Laat me dit vooropstellen: Alida Dors is een van de interessantste, meest vernieuwende hiphopchoreografen in Nederland. Waar hiphop in het theater vaak toch snel te vertellend wordt, en/of te moraliserend, zoekt Dors juist naar de abstractie. Vaak met prachtig – en krachtig – resultaat. Na residenties bij het MC Theater en Korzo en (ontwikkelings)beurzen bij het Amsterdams Fonds voor de Kunst, Fonds Podiumkunsten en de VandenEnde Foundation slaat ze met Oogst voor het eerst de vleugels uit.

Oogst gaat over de ratrace van de huidige maatschappij en over het teruggaan naar je roots – zelf reisde Dors af naar haar geboorteland Suriname en raakte ze geïnspireerd door de Aukaanse dans. De gejaagdheid van het moderne leven komt in elk geval duidelijk over. Steeds opnieuw keren de vier dansers terug naar de starthouding, ongeduldig wiebelend op hun benen, als de dood ook maar één ontwikkeling, één hype te moeten missen. Dan weer staan ze met de handen vooruit, de ogen gericht op de grond, als besluiteloze rugbyspelers, verlamd door alle keuzes.

In steeds wisselende, herhalende patronen bewegen ze zich over het podium, bij vlagen bezeten door een acute vorm van obsessieve compulsieve stoornis (OCS). Even lijkt een danser (Donna Chittick) een rustmoment te vinden, maar al snel trekken ongeziene krachten haar terug de maalstroom in. De muziek – gecomponeerd door Diego Soiger, uitgevoerd door Janneke Groesz en Marijn Korff de Gidts – werkt als een letterlijke stoorzender. Het is een kakofonie van klanken, een mix van elektronisch geruis, fluitspel en percussie (o.a. op een olievat en een verfblik), een belichaming van alle prikkels waaraan we dagelijks worden blootgesteld. Loes Schakenbos maakte een simpel, maar doeltreffend toneelbeeld met zes hangende tl-buizen – een daarvan laat helaas halverwege het leven.

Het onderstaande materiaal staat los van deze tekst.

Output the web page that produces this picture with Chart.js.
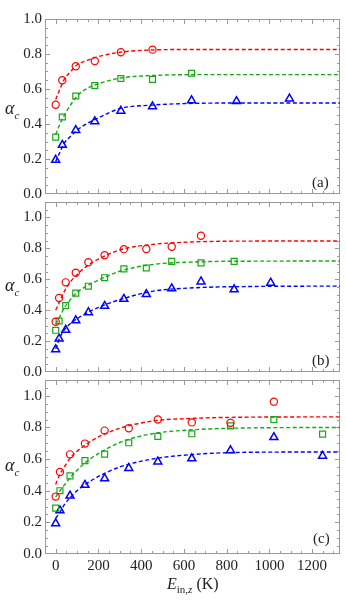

Het is allemaal heel herkenbaar. Toch mist Oogst scherpte. Je ziet de dagelijkse sleur en gejaagdheid, maar je wordt er niet in meegetrokken. Daarvoor hadden de formaties nog wat strakker, nog wat extremer, nog repetitiever mogen zijn. Zo’n onderwerp vereist een hypnotiserende zuigkracht, zoals in het oeuvre van Krisztina de Châtel – die in de credits wordt bedankt – of in het vroege werk van Ann Van den Broek. Ook de individuele identiteiten komen niet optimaal uit de verf, al is het leuk om Sarah Mancini (The Ultimate Dance Battle, SYTYCD) op het podium te zien. Het ontbreken van Sayonara Prika – een vast gezicht in werk van Dors – is daarbij een gemis.

Wanneer de dansers even los mogen, en zich laten opzwepen door de percussie (op een groentekistje), is Oogst op haar best. Het blijft, helaas, een wat schrale opbrengst.